[Recorded data]
━━━━━━━━━━

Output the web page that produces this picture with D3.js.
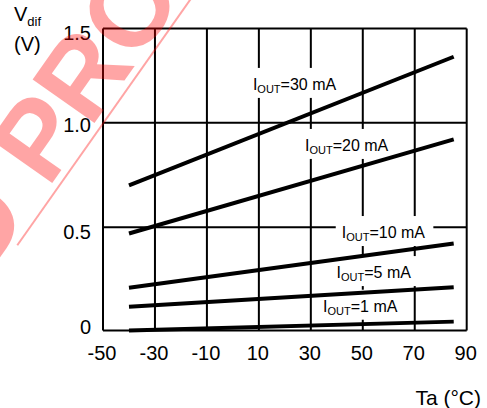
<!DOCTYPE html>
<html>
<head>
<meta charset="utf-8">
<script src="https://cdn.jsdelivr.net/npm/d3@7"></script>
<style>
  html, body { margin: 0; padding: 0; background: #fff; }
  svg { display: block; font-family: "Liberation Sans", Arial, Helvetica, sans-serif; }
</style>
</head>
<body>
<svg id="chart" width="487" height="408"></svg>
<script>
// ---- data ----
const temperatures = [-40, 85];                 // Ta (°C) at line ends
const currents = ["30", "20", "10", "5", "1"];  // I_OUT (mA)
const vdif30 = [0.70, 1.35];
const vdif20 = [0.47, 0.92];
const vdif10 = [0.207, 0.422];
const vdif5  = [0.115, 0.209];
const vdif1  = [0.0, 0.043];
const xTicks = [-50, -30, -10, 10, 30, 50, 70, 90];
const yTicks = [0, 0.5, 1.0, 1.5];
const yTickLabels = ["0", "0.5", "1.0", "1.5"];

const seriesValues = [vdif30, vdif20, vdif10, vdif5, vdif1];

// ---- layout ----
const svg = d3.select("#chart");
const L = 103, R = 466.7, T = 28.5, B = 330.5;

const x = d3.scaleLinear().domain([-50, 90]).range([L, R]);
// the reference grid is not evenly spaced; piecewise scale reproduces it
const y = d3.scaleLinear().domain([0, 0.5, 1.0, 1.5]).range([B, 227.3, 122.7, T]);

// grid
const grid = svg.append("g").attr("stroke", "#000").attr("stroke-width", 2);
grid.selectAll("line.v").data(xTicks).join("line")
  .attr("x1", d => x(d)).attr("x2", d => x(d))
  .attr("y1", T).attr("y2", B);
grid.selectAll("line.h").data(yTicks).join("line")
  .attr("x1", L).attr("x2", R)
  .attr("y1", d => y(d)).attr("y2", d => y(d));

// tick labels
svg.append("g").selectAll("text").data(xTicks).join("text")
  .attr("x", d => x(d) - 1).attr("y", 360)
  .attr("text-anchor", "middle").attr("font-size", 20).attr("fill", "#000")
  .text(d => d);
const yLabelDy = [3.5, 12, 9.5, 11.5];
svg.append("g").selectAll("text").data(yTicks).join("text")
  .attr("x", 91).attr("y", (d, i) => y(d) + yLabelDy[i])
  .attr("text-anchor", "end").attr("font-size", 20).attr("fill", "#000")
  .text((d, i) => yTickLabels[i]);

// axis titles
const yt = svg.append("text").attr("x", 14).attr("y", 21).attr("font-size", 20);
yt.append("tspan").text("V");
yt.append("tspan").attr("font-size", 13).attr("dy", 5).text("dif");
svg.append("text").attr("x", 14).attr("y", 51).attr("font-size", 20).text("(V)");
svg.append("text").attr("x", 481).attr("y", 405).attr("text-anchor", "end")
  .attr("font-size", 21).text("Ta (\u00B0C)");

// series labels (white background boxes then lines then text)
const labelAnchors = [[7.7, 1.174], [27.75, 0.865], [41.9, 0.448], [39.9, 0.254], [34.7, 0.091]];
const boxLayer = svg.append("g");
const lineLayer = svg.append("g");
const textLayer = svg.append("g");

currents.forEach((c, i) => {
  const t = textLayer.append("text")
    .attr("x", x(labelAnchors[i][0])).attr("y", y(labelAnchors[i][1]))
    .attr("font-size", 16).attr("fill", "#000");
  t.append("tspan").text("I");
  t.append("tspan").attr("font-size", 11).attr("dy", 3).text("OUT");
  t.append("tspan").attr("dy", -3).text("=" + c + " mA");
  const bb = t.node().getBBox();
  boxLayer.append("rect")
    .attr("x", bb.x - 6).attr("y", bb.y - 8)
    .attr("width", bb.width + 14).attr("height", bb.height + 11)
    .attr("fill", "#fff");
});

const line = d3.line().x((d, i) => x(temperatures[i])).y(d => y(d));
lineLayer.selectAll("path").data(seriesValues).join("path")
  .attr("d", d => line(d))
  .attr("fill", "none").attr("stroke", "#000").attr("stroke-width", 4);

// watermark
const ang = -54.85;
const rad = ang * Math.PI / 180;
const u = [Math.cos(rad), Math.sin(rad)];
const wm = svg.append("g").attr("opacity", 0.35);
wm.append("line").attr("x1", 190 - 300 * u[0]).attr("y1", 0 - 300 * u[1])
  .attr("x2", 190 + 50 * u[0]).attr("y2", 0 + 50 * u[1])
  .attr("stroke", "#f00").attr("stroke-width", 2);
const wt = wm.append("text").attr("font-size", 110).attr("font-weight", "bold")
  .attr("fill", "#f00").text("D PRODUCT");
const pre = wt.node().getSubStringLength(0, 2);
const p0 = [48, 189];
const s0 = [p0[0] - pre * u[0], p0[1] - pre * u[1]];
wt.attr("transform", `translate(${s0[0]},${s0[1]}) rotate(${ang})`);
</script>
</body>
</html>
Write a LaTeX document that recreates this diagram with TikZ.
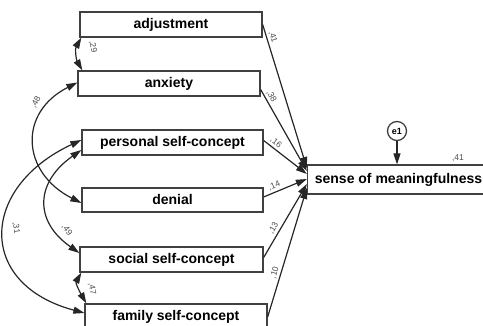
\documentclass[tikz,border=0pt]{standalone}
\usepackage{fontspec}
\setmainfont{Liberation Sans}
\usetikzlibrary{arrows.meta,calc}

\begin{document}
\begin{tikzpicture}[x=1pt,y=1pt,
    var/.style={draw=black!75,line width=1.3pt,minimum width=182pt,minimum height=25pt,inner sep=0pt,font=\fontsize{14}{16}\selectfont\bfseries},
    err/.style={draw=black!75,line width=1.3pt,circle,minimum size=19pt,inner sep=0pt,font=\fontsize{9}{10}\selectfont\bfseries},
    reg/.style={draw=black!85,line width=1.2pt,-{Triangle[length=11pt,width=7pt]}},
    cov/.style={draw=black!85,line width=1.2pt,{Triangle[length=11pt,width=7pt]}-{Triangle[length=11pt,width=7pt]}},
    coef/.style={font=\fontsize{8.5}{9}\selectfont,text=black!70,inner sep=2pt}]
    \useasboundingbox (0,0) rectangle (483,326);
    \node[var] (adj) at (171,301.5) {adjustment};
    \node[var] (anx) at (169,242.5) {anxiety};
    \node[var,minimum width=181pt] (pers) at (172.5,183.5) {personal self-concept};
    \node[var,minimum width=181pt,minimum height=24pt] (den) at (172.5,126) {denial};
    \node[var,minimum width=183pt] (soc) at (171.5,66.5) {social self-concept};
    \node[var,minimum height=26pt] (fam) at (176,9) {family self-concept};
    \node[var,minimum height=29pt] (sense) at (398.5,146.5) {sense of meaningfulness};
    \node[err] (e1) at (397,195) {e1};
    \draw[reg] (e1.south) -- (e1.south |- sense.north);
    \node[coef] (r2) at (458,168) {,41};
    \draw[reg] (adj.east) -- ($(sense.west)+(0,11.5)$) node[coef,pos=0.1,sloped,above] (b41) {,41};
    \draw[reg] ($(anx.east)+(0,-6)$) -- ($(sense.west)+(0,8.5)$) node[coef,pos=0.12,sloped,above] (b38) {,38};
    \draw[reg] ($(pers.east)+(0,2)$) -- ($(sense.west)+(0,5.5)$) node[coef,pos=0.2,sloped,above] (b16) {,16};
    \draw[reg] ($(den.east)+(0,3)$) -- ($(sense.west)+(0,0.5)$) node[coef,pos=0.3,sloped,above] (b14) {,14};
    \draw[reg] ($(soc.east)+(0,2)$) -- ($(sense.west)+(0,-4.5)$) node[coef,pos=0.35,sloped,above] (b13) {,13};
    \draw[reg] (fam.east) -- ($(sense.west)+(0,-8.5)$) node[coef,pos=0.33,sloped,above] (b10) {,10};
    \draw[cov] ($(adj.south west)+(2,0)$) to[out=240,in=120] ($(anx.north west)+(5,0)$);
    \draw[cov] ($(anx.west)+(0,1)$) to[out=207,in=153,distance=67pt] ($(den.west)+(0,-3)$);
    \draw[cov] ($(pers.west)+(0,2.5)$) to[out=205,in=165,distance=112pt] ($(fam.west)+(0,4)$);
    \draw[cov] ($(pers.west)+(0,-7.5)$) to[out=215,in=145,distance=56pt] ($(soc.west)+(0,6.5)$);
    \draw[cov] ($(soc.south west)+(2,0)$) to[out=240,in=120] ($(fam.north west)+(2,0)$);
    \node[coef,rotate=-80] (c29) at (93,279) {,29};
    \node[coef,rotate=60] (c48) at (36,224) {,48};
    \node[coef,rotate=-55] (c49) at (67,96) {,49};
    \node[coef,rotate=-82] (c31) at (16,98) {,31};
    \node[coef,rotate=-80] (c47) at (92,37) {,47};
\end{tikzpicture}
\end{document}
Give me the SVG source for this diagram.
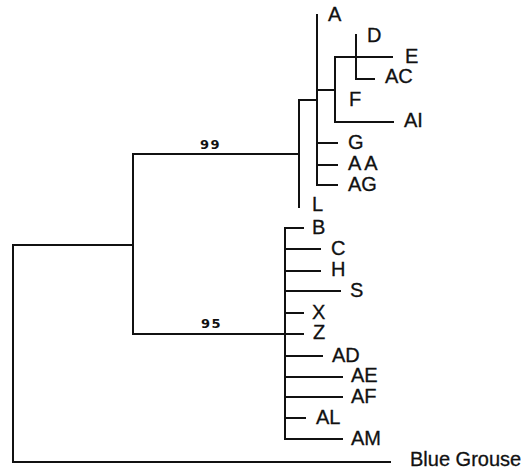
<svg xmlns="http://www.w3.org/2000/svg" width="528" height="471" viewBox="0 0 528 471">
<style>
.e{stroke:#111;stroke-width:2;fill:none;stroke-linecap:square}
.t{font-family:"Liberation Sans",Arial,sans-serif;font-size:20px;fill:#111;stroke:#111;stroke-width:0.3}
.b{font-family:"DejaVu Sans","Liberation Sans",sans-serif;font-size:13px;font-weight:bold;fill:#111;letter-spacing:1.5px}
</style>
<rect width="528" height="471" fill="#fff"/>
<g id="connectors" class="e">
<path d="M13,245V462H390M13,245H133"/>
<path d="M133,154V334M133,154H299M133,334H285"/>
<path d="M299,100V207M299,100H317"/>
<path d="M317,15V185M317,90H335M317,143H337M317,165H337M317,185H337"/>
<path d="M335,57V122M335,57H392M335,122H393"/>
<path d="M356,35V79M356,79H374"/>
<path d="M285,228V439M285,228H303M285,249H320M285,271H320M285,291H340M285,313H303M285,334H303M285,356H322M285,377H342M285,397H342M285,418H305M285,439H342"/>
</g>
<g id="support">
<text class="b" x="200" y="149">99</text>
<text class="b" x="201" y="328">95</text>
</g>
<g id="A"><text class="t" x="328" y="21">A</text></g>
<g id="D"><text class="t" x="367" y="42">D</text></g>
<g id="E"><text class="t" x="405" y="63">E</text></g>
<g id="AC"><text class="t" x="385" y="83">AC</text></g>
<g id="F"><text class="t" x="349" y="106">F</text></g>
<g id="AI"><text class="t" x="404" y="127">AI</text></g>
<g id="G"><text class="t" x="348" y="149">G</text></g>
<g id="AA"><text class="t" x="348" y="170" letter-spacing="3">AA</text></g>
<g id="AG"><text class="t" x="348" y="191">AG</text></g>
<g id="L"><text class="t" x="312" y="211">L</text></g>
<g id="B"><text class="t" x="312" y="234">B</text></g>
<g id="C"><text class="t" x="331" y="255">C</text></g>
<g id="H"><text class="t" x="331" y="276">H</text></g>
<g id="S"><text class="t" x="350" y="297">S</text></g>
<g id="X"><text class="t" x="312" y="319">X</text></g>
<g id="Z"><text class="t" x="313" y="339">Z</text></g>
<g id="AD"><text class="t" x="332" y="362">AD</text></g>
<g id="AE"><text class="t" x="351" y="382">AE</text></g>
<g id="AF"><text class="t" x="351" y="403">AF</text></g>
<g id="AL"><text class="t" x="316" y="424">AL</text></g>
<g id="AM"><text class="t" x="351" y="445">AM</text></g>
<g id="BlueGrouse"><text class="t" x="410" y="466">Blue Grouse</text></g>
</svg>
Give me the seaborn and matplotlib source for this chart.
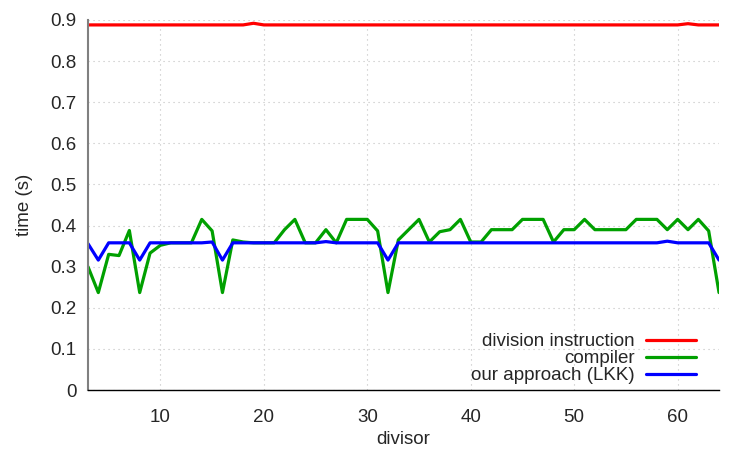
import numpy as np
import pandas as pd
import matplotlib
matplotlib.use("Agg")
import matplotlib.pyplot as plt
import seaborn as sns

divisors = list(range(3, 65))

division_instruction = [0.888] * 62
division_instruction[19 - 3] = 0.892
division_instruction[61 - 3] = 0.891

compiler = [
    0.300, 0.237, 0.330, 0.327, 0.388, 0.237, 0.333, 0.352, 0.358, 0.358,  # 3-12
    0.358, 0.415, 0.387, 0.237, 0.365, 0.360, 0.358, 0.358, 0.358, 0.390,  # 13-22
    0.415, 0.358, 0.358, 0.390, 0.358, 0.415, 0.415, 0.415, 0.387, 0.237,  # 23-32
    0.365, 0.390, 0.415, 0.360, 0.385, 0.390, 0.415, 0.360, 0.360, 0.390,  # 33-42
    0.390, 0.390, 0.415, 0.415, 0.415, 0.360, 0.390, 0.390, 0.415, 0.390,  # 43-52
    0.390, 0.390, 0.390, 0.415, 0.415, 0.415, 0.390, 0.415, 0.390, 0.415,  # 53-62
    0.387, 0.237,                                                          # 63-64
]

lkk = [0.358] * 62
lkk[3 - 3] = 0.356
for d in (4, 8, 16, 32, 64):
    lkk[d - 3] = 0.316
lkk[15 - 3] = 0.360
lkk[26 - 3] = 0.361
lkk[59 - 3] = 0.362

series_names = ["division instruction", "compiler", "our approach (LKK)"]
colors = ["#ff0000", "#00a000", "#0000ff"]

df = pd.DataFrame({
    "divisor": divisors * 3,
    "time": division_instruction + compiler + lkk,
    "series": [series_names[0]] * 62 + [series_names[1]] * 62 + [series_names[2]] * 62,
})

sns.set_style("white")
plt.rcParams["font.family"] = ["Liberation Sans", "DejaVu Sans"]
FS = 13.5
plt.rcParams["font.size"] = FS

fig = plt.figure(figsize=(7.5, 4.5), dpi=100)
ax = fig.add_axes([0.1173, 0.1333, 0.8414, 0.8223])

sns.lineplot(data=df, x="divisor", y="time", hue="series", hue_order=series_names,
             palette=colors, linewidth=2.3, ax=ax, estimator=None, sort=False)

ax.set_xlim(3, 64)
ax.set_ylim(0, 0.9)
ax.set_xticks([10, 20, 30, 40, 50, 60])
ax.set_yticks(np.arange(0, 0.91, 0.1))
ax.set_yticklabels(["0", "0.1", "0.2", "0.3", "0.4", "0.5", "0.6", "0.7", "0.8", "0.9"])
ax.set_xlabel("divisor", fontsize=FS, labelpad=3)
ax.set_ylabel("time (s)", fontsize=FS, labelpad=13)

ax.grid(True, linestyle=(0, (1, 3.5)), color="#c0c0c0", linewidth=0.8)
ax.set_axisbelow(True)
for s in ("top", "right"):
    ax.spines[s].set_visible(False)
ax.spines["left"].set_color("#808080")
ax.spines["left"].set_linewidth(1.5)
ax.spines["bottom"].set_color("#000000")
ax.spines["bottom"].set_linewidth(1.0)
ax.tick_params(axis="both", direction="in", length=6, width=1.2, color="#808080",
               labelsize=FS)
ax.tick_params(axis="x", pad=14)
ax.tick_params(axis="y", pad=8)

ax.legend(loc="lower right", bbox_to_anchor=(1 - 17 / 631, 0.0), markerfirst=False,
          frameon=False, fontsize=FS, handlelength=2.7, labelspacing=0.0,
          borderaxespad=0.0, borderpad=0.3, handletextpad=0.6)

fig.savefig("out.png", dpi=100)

━━━━━━━━━━

Task: Omit the pictures. Extract exactly the lines that begin with the one holding "Give me the seaborn" and end with the one holding "division_instruction[61 - 3] = 0.891", inclusive.

Correct answer:
Give me the seaborn and matplotlib source for this chart.
import numpy as np
import pandas as pd
import matplotlib
matplotlib.use("Agg")
import matplotlib.pyplot as plt
import seaborn as sns

divisors = list(range(3, 65))

division_instruction = [0.888] * 62
division_instruction[19 - 3] = 0.892
division_instruction[61 - 3] = 0.891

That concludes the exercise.